■ WRITTEN REQUEST ■
Print all of the lines exactly. Any picture among them stays out.

■ INFORMATION SUPPLIED ■
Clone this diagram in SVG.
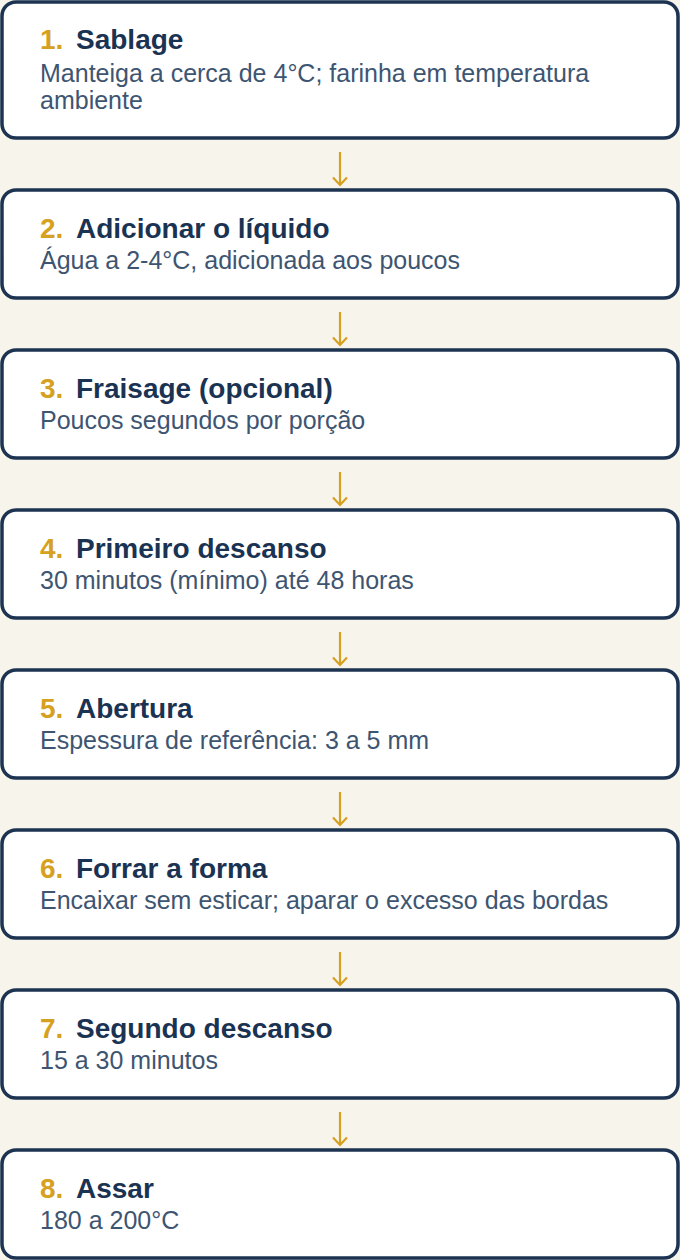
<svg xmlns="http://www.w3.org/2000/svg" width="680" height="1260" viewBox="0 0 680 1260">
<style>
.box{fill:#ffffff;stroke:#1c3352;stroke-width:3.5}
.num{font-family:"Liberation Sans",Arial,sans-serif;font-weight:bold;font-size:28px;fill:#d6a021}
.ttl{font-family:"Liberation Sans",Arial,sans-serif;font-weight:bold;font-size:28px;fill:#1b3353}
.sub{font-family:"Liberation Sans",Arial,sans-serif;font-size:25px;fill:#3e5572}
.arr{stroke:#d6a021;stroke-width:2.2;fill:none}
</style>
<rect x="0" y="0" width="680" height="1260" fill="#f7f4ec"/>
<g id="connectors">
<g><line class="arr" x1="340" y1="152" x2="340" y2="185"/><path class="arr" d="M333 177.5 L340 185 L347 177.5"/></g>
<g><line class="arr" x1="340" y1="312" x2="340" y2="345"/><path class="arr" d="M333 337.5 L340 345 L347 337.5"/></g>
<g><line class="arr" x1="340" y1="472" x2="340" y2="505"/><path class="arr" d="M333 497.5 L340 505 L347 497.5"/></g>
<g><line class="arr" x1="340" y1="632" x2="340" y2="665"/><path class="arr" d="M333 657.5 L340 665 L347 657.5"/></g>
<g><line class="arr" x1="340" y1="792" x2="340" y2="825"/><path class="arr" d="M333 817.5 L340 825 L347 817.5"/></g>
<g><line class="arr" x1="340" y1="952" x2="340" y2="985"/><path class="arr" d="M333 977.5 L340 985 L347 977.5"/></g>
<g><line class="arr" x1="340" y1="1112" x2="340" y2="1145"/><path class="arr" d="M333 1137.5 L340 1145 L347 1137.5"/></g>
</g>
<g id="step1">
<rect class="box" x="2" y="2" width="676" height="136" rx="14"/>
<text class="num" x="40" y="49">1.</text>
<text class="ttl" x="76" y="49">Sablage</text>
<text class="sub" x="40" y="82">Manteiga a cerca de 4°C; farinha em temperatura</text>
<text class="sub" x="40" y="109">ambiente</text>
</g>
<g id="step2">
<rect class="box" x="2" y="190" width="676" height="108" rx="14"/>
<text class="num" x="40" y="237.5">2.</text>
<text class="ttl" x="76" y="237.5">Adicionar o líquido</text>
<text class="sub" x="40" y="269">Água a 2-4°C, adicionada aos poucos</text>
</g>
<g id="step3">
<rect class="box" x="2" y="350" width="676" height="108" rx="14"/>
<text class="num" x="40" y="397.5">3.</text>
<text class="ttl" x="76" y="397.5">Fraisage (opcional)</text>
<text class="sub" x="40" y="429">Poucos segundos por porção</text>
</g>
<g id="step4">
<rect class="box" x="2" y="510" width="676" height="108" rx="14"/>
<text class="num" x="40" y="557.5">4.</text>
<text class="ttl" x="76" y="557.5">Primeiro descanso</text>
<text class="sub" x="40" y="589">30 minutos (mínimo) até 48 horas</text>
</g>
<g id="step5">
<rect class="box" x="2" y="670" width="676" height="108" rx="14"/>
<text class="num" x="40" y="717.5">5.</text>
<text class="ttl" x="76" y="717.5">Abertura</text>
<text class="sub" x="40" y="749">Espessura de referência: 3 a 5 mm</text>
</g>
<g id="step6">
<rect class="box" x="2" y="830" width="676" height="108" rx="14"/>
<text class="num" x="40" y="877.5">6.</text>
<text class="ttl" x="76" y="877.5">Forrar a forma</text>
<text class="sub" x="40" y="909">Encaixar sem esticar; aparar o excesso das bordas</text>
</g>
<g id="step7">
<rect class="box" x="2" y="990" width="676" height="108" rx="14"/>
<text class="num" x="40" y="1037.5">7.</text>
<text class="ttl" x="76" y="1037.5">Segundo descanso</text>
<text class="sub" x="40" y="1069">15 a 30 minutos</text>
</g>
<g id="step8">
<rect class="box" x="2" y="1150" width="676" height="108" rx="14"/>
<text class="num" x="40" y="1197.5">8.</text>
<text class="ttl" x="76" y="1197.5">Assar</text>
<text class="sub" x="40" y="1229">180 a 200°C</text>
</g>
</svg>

■ FINISHED TASK ■
Clone this diagram in SVG.
<svg xmlns="http://www.w3.org/2000/svg" width="680" height="1260" viewBox="0 0 680 1260">
<style>
.box{fill:#ffffff;stroke:#1c3352;stroke-width:3.5}
.num{font-family:"Liberation Sans",Arial,sans-serif;font-weight:bold;font-size:28px;fill:#d6a021}
.ttl{font-family:"Liberation Sans",Arial,sans-serif;font-weight:bold;font-size:28px;fill:#1b3353}
.sub{font-family:"Liberation Sans",Arial,sans-serif;font-size:25px;fill:#3e5572}
.arr{stroke:#d6a021;stroke-width:2.2;fill:none}
</style>
<rect x="0" y="0" width="680" height="1260" fill="#f7f4ec"/>
<g id="connectors">
<g><line class="arr" x1="340" y1="152" x2="340" y2="185"/><path class="arr" d="M333 177.5 L340 185 L347 177.5"/></g>
<g><line class="arr" x1="340" y1="312" x2="340" y2="345"/><path class="arr" d="M333 337.5 L340 345 L347 337.5"/></g>
<g><line class="arr" x1="340" y1="472" x2="340" y2="505"/><path class="arr" d="M333 497.5 L340 505 L347 497.5"/></g>
<g><line class="arr" x1="340" y1="632" x2="340" y2="665"/><path class="arr" d="M333 657.5 L340 665 L347 657.5"/></g>
<g><line class="arr" x1="340" y1="792" x2="340" y2="825"/><path class="arr" d="M333 817.5 L340 825 L347 817.5"/></g>
<g><line class="arr" x1="340" y1="952" x2="340" y2="985"/><path class="arr" d="M333 977.5 L340 985 L347 977.5"/></g>
<g><line class="arr" x1="340" y1="1112" x2="340" y2="1145"/><path class="arr" d="M333 1137.5 L340 1145 L347 1137.5"/></g>
</g>
<g id="step1">
<rect class="box" x="2" y="2" width="676" height="136" rx="14"/>
<text class="num" x="40" y="49">1.</text>
<text class="ttl" x="76" y="49">Sablage</text>
<text class="sub" x="40" y="82">Manteiga a cerca de 4°C; farinha em temperatura</text>
<text class="sub" x="40" y="109">ambiente</text>
</g>
<g id="step2">
<rect class="box" x="2" y="190" width="676" height="108" rx="14"/>
<text class="num" x="40" y="237.5">2.</text>
<text class="ttl" x="76" y="237.5">Adicionar o líquido</text>
<text class="sub" x="40" y="269">Água a 2-4°C, adicionada aos poucos</text>
</g>
<g id="step3">
<rect class="box" x="2" y="350" width="676" height="108" rx="14"/>
<text class="num" x="40" y="397.5">3.</text>
<text class="ttl" x="76" y="397.5">Fraisage (opcional)</text>
<text class="sub" x="40" y="429">Poucos segundos por porção</text>
</g>
<g id="step4">
<rect class="box" x="2" y="510" width="676" height="108" rx="14"/>
<text class="num" x="40" y="557.5">4.</text>
<text class="ttl" x="76" y="557.5">Primeiro descanso</text>
<text class="sub" x="40" y="589">30 minutos (mínimo) até 48 horas</text>
</g>
<g id="step5">
<rect class="box" x="2" y="670" width="676" height="108" rx="14"/>
<text class="num" x="40" y="717.5">5.</text>
<text class="ttl" x="76" y="717.5">Abertura</text>
<text class="sub" x="40" y="749">Espessura de referência: 3 a 5 mm</text>
</g>
<g id="step6">
<rect class="box" x="2" y="830" width="676" height="108" rx="14"/>
<text class="num" x="40" y="877.5">6.</text>
<text class="ttl" x="76" y="877.5">Forrar a forma</text>
<text class="sub" x="40" y="909">Encaixar sem esticar; aparar o excesso das bordas</text>
</g>
<g id="step7">
<rect class="box" x="2" y="990" width="676" height="108" rx="14"/>
<text class="num" x="40" y="1037.5">7.</text>
<text class="ttl" x="76" y="1037.5">Segundo descanso</text>
<text class="sub" x="40" y="1069">15 a 30 minutos</text>
</g>
<g id="step8">
<rect class="box" x="2" y="1150" width="676" height="108" rx="14"/>
<text class="num" x="40" y="1197.5">8.</text>
<text class="ttl" x="76" y="1197.5">Assar</text>
<text class="sub" x="40" y="1229">180 a 200°C</text>
</g>
</svg>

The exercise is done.